# start of Source material

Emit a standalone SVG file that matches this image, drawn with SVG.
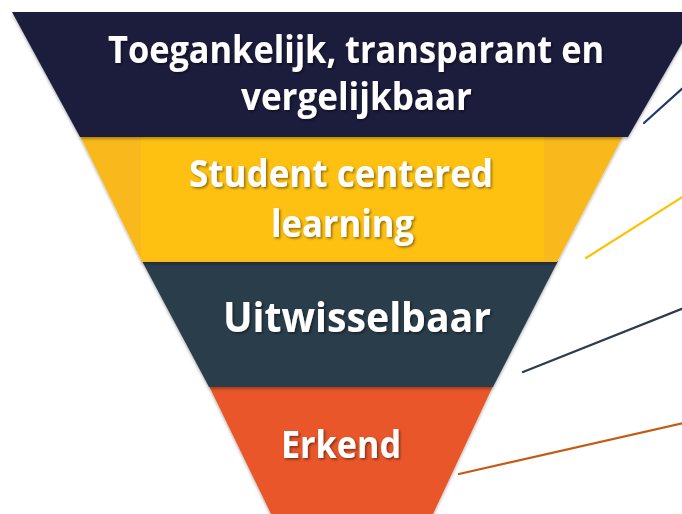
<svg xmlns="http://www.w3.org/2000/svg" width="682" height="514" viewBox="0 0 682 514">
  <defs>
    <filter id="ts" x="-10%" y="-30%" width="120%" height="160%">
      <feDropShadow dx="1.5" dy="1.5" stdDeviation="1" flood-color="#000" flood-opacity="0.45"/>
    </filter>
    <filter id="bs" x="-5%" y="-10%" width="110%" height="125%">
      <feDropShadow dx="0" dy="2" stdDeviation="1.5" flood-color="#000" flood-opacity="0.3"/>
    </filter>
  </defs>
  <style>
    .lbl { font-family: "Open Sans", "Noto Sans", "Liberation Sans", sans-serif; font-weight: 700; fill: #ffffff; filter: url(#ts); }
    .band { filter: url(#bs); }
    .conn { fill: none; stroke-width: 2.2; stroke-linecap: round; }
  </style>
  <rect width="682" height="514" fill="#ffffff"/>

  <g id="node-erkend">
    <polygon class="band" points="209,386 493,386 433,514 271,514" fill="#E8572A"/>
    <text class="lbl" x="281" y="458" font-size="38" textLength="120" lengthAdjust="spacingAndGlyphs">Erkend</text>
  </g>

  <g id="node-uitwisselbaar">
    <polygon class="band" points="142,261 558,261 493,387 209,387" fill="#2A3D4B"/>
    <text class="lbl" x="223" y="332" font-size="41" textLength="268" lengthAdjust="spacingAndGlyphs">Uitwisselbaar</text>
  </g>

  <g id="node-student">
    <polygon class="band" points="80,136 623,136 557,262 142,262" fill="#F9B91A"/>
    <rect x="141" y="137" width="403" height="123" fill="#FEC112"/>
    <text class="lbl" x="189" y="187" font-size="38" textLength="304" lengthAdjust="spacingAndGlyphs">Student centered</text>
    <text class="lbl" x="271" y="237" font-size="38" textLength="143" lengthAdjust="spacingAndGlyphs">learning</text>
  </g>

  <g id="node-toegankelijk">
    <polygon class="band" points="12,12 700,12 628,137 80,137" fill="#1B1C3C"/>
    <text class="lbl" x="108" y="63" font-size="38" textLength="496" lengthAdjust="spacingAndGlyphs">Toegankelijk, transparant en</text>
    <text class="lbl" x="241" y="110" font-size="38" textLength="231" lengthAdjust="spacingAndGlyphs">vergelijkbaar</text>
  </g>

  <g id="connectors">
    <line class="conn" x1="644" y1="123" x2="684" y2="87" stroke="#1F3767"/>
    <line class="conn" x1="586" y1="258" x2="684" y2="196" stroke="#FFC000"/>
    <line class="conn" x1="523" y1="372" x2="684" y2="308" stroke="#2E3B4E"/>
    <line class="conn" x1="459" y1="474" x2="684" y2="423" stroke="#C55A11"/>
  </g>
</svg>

# end of Source material

- [Given request]
Without the pictures, retype the whole of the material above exactly.

- [Written solution]
Emit a standalone SVG file that matches this image, drawn with SVG.
<svg xmlns="http://www.w3.org/2000/svg" width="682" height="514" viewBox="0 0 682 514">
  <defs>
    <filter id="ts" x="-10%" y="-30%" width="120%" height="160%">
      <feDropShadow dx="1.5" dy="1.5" stdDeviation="1" flood-color="#000" flood-opacity="0.45"/>
    </filter>
    <filter id="bs" x="-5%" y="-10%" width="110%" height="125%">
      <feDropShadow dx="0" dy="2" stdDeviation="1.5" flood-color="#000" flood-opacity="0.3"/>
    </filter>
  </defs>
  <style>
    .lbl { font-family: "Open Sans", "Noto Sans", "Liberation Sans", sans-serif; font-weight: 700; fill: #ffffff; filter: url(#ts); }
    .band { filter: url(#bs); }
    .conn { fill: none; stroke-width: 2.2; stroke-linecap: round; }
  </style>
  <rect width="682" height="514" fill="#ffffff"/>

  <g id="node-erkend">
    <polygon class="band" points="209,386 493,386 433,514 271,514" fill="#E8572A"/>
    <text class="lbl" x="281" y="458" font-size="38" textLength="120" lengthAdjust="spacingAndGlyphs">Erkend</text>
  </g>

  <g id="node-uitwisselbaar">
    <polygon class="band" points="142,261 558,261 493,387 209,387" fill="#2A3D4B"/>
    <text class="lbl" x="223" y="332" font-size="41" textLength="268" lengthAdjust="spacingAndGlyphs">Uitwisselbaar</text>
  </g>

  <g id="node-student">
    <polygon class="band" points="80,136 623,136 557,262 142,262" fill="#F9B91A"/>
    <rect x="141" y="137" width="403" height="123" fill="#FEC112"/>
    <text class="lbl" x="189" y="187" font-size="38" textLength="304" lengthAdjust="spacingAndGlyphs">Student centered</text>
    <text class="lbl" x="271" y="237" font-size="38" textLength="143" lengthAdjust="spacingAndGlyphs">learning</text>
  </g>

  <g id="node-toegankelijk">
    <polygon class="band" points="12,12 700,12 628,137 80,137" fill="#1B1C3C"/>
    <text class="lbl" x="108" y="63" font-size="38" textLength="496" lengthAdjust="spacingAndGlyphs">Toegankelijk, transparant en</text>
    <text class="lbl" x="241" y="110" font-size="38" textLength="231" lengthAdjust="spacingAndGlyphs">vergelijkbaar</text>
  </g>

  <g id="connectors">
    <line class="conn" x1="644" y1="123" x2="684" y2="87" stroke="#1F3767"/>
    <line class="conn" x1="586" y1="258" x2="684" y2="196" stroke="#FFC000"/>
    <line class="conn" x1="523" y1="372" x2="684" y2="308" stroke="#2E3B4E"/>
    <line class="conn" x1="459" y1="474" x2="684" y2="423" stroke="#C55A11"/>
  </g>
</svg>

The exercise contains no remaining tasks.